--- AIM OF THE EXERCISE ---
Leave the pictures out. Retype exactly the lines below from the one containing "Output the Python" through the one containing "CX, CY = 409, 290", and no others.

--- Records with drawing code ---
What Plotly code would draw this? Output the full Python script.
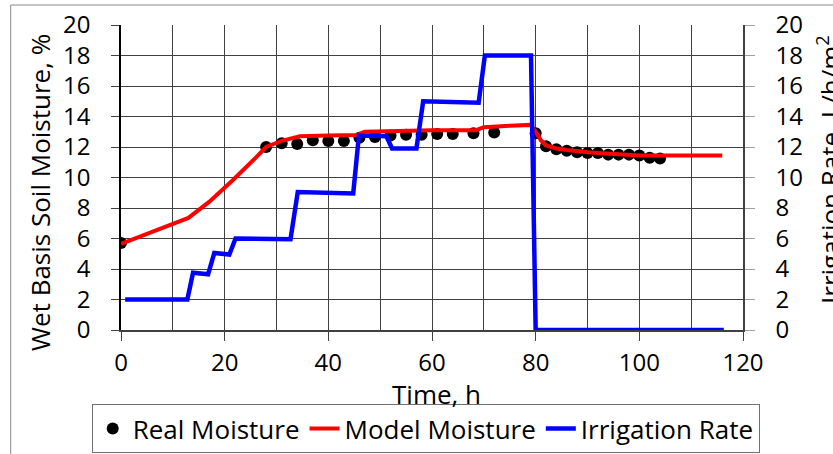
import plotly.graph_objects as go

# Measured soil moisture (wet basis, %)
time_real = [0, 28, 31, 34, 37, 40, 43, 46, 49, 52, 55, 58, 61, 64, 68, 72, 80,
             82, 84, 86, 88, 90, 92, 94, 96, 98, 100, 102, 104]
moisture_real = [5.7, 12.0, 12.25, 12.2, 12.45, 12.4, 12.4, 12.6, 12.65, 12.75, 12.8, 12.8,
                 12.85, 12.85, 12.9, 12.95, 12.9,
                 12.05, 11.85, 11.75, 11.65, 11.6, 11.6, 11.5, 11.5, 11.5, 11.45, 11.3, 11.25]

# Simulated soil moisture (wet basis, %)
time_model = [0, 13, 17, 21.5, 26, 28, 31, 34.5, 40, 45.5, 47, 52, 60, 68.5, 70, 75, 79,
              80, 81, 82, 84, 86, 88, 90, 92, 94, 96, 98, 100, 102, 104, 110, 116]
moisture_model = [5.65, 7.35, 8.4, 9.8, 11.3, 12.0, 12.4, 12.7, 12.75, 12.78, 13.0, 13.05,
                  13.1, 13.1, 13.3, 13.4, 13.45,
                  13.0, 12.45, 12.1, 11.9, 11.8, 11.7, 11.65, 11.6, 11.55, 11.5, 11.5,
                  11.45, 11.45, 11.45, 11.45, 11.45]

# Irrigation schedule (L/h/m2)
time_irr = [0.8, 12.8, 13.9, 16.8, 18.0, 20.9, 22.1, 32.7, 34.1, 44.8, 45.9, 51.2, 52.3,
            57.0, 58.3, 69.0, 70.2, 79.1, 80.0, 116.3]
rate_irr = [2, 2, 3.75, 3.65, 5.05, 4.95, 6.0, 5.95, 9.05, 8.95, 12.75, 12.7, 11.9,
            11.9, 15.0, 14.9, 18.0, 18.0, 0, 0]

x_ticks = [0, 20, 40, 60, 80, 100, 120]
y_ticks = list(range(0, 21, 2))

FONT = "Open Sans"
FS_TICK = 24
FS = 26

# plot-area geometry in pixels (for placing titles and frame)
L, R, T, B = 121, 743, 25, 330
W, H = 833, 454


def px(x):
    return (x - L) / (R - L)


def py(y):
    return (B - y) / (B - T)


fig = go.Figure()
fig.add_trace(go.Scatter(x=time_real, y=moisture_real, mode="markers", name="Real Moisture",
                         marker=dict(color="black", size=12)))
fig.add_trace(go.Scatter(x=time_model, y=moisture_model, mode="lines", name="Model Moisture",
                         line=dict(color="#ff0000", width=4)))
fig.add_trace(go.Scatter(x=time_irr, y=rate_irr, mode="lines", name="Irrigation Rate",
                         line=dict(color="#0000ff", width=4.5), yaxis="y2"))

grid = "#404040"
fig.update_layout(
    width=W, height=H,
    margin=dict(l=L, r=W - R, t=T, b=H - B, autoexpand=False),
    paper_bgcolor="white", plot_bgcolor="white",
    font=dict(family=FONT, size=FS_TICK, color="black"),
    showlegend=True,
    legend=dict(orientation="h", x=px(91.7), xanchor="left", y=py(404), yanchor="top",
                bordercolor="#707070", borderwidth=1, itemwidth=30,
                font=dict(family=FONT, size=FS, color="black"), tracegroupgap=0),
    xaxis=dict(range=[0, 120], tickvals=x_ticks, ticks="outside", ticklen=9, tickcolor=grid,
               showline=True, linecolor=grid, linewidth=2, showgrid=True, gridcolor=grid,
               gridwidth=1.2, minor=dict(dtick=10, showgrid=True, gridcolor=grid, gridwidth=1.2),
               zeroline=False, ticklabelstandoff=1, automargin=False),
    yaxis=dict(range=[0, 20], tickvals=y_ticks, ticks="outside", ticklen=8, tickcolor=grid,
               showline=True, linecolor="black", linewidth=1.5, mirror=False,
               showgrid=True, gridcolor=grid, gridwidth=1.2, zeroline=False,
               ticklabelstandoff=16, automargin=False),
    yaxis2=dict(range=[0, 20], tickvals=y_ticks, overlaying="y", side="right", ticks="outside",
                ticklen=10, tickcolor="#a0a0a0", showline=True, linecolor=grid, linewidth=1.5,
                showgrid=False, zeroline=False, ticklabelstandoff=16, automargin=False),
)

# chart frame
fig.add_shape(type="rect", xref="paper", yref="paper", x0=px(10.7), x1=px(850),
              y0=py(470), y1=py(5), line=dict(color="#8a8a8a", width=1), layer="below")

# axis titles
fig.add_annotation(text="Wet Basis Soil Moisture, %", xref="paper", yref="paper",
                   x=px(40), y=py(193), textangle=-90, showarrow=False,
                   xanchor="center", yanchor="middle", font=dict(family=FONT, size=FS))
fig.add_annotation(text="Irrigation Rate, L/h/m<sup>2</sup>", xref="paper", yref="paper",
                   x=px(829), y=py(170), textangle=-90, showarrow=False,
                   xanchor="center", yanchor="middle", font=dict(family=FONT, size=FS))
fig.add_annotation(text="Time, h", xref="paper", yref="paper",
                   x=px(436), y=py(394), showarrow=False,
                   xanchor="center", yanchor="middle", font=dict(family=FONT, size=FS))

fig.write_html("out.html")
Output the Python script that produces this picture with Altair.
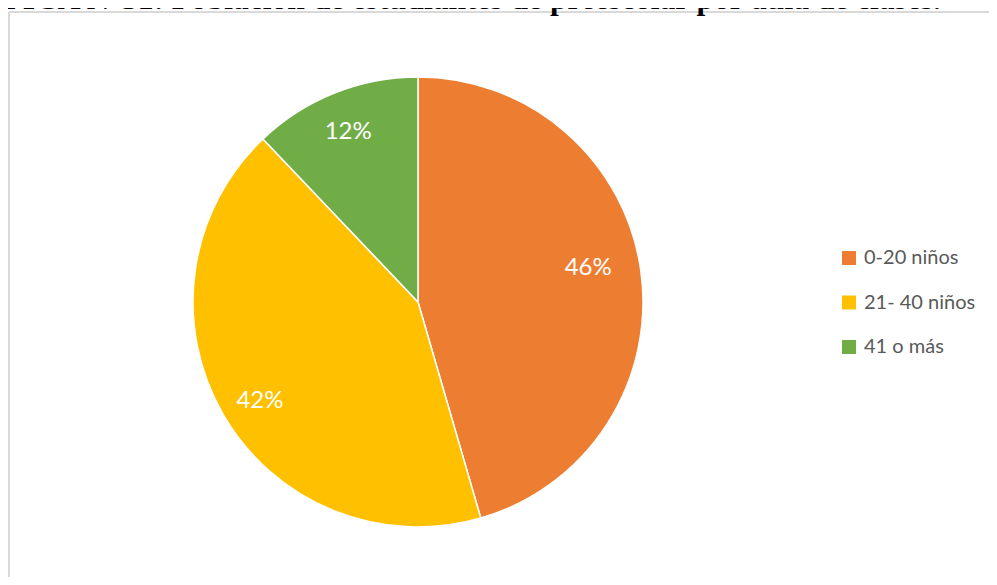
import altair as alt
import pandas as pd

categories = ["0-20 niños", "21- 40 niños", "41 o más"]
shares = [45.5, 42.4, 12.1]
colors = ["#ED7D31", "#FFC000", "#70AD47"]
title_text = "GRÁFICA N°31: Población de estudiantes de preescolar por aula de clases."

df = pd.DataFrame({"cat": categories, "val": shares, "order": [0, 1, 2]})

W, H = 980, 565
CX, CY = 409, 290

pie = alt.Chart(df).mark_arc(
    radius=225, stroke="white", strokeWidth=1.5, x=CX, y=CY
).encode(
    theta=alt.Theta("val:Q", stack=True, scale=alt.Scale(domain=[0, 100])),
    order=alt.Order("order:Q"),
    color=alt.Color(
        "cat:N",
        scale=alt.Scale(domain=categories, range=colors),
        sort=categories,
        legend=alt.Legend(
            title=None,
            orient="none",
            legendX=830,
            legendY=236,
            symbolType="square",
            symbolSize=196,
            symbolStrokeWidth=0,
            labelFontSize=20,
            labelFont="Lato",
            labelColor="#595959",
            rowPadding=24.5,
            labelOffset=5,
            padding=0,
        ),
    ),
)

# per-label nudges to mimic the spreadsheet's "best fit" label placement
label_nudge = {"0-20 niños": (-8, -9), "21- 40 niños": (-2, 9), "41 o más": (-3, -3)}
label_base = alt.Chart(df).transform_joinaggregate(
    total="sum(val)"
).transform_window(
    cum="sum(val)", sort=[alt.SortField("order")]
).transform_calculate(
    mid="datum.cum - datum.val / 2", frac="datum.val / datum.total"
)
label_layers = []
for cat, (ddx, ddy) in label_nudge.items():
    label_layers.append(
        label_base.transform_filter(alt.datum.cat == cat).mark_text(
            radius=180, x=CX, y=CY, dx=ddx, dy=ddy,
            fontSize=24, font="Lato", color="white"
        ).encode(
            theta=alt.Theta("mid:Q", scale=alt.Scale(domain=[0, 100])),
            text=alt.Text("frac:Q", format=".0%"),
        )
    )

frame_df = pd.DataFrame({"k": ["left", "top"]})
left_rule = alt.Chart(frame_df).transform_filter("datum.k == 'left'").mark_rule(
    color="#d9d9d9", strokeWidth=2
).encode(x=alt.value(0), y=alt.value(0), y2=alt.value(H + 20))
top_rule = alt.Chart(frame_df).transform_filter("datum.k == 'top'").mark_rule(
    color="#d9d9d9", strokeWidth=2
).encode(y=alt.value(0), x=alt.value(0), x2=alt.value(W + 20))

title = alt.Chart(pd.DataFrame({"t": [title_text]})).mark_text(
    font="Liberation Serif", fontSize=31.5, fontWeight="bold", align="right",
    baseline="alphabetic", color="black"
).encode(text="t:N", x=alt.value(932), y=alt.value(-3))

chart = alt.layer(left_rule, top_rule, pie, *label_layers, title).properties(
    width=W, height=H,
    autosize=alt.AutoSizeParams(type="none"),
    padding={"left": 1, "top": 4, "right": 0, "bottom": 0},
).configure_view(strokeWidth=0)

chart.save("out.html", embed_options={"renderer": "svg", "actions": False})
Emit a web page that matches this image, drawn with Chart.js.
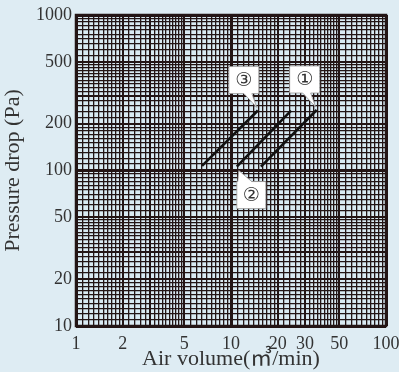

--- SOLUTION TO THE EXERCISE ---
Output the Python script that produces this picture with Altair.
import altair as alt
import pandas as pd

categories = ["0-20 niños", "21- 40 niños", "41 o más"]
shares = [45.5, 42.4, 12.1]
colors = ["#ED7D31", "#FFC000", "#70AD47"]
title_text = "GRÁFICA N°31: Población de estudiantes de preescolar por aula de clases."

df = pd.DataFrame({"cat": categories, "val": shares, "order": [0, 1, 2]})

W, H = 980, 565
CX, CY = 409, 290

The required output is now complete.